Become Familiar With Your Options- There are several ways to consolidate your debt payments. Some plans are more affordable than others, and your credit card consolidation choices may be limited by your credit standing.
Figure the Math
Credit card debt consolidation may save you money in the long run and make it easier to pay down your debt, but it’s not a free service. Determine the total various costs involved in consolidating before you sing onto a plan. For instance, some credit cards have a balance transfer fee you’ll have to pay in order to consolidate the balance.
Add up the various costs involved to make sure the penalty costs don’t exceed the potential benefit of getting a lower payment and interest rate on your debt.
Also ask about new-loan origination fees to make sure the single loan payment amount fits your budget. In addition, ask about any other fees the new lender will require in order to make a good decision that benefits you.
Types of Consolidation Plans
The simplest plan is searching for a low-interest credit card that has a maximum loan amount that will accommodate your existing credit card balances. Qualify for the new card, pay off you old cards with it and eventually pay off the total with one lower monthly payment at the lower interest rate.

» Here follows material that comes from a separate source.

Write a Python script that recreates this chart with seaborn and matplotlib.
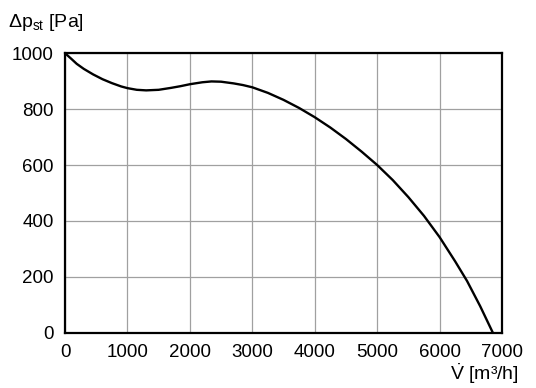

Other plans require using a loan broker. In most cases, you make one single payment directly to the new lender. They in turn negotiate with your old credit card holders and pay them directly until all of the old cards are paid off in full. The consolidation company will keep a certain amount of each of your monthly payments to them as their fee.
Maintain a Good Credit Score
Remember that credit card consolidation can affect your credit in various ways. For one, consolidating multiple balances onto one card could maximize your card’s credit limit and harm your credit utilization rate.
Additionally, closing all of your old credit card accounts can ding your credit score. Keeping those old credit cards open will not lower your credit utilization which accounts for 30% of your credit score.
After you’ve completed your debt payment program, some of your old creditors may re-establish your credit based on your new, debt-free status especially if you’ve maintained an on-time payment history
Commit to the Debt Consolidation Plan
Once you’ve agreed to a plan and have transferring credit card balances, be sure you make your new single payment on time every month.
Enrolling in a plan is only the beginning of your road to being credit debt free. To succeed, you have to stick to the plan. Make sure your payments are as agreed upon over the entire loan period.
Also keep tabs on how your credit card consolidation plan is affecting your credit periodically by reviewing your free annual credit reports.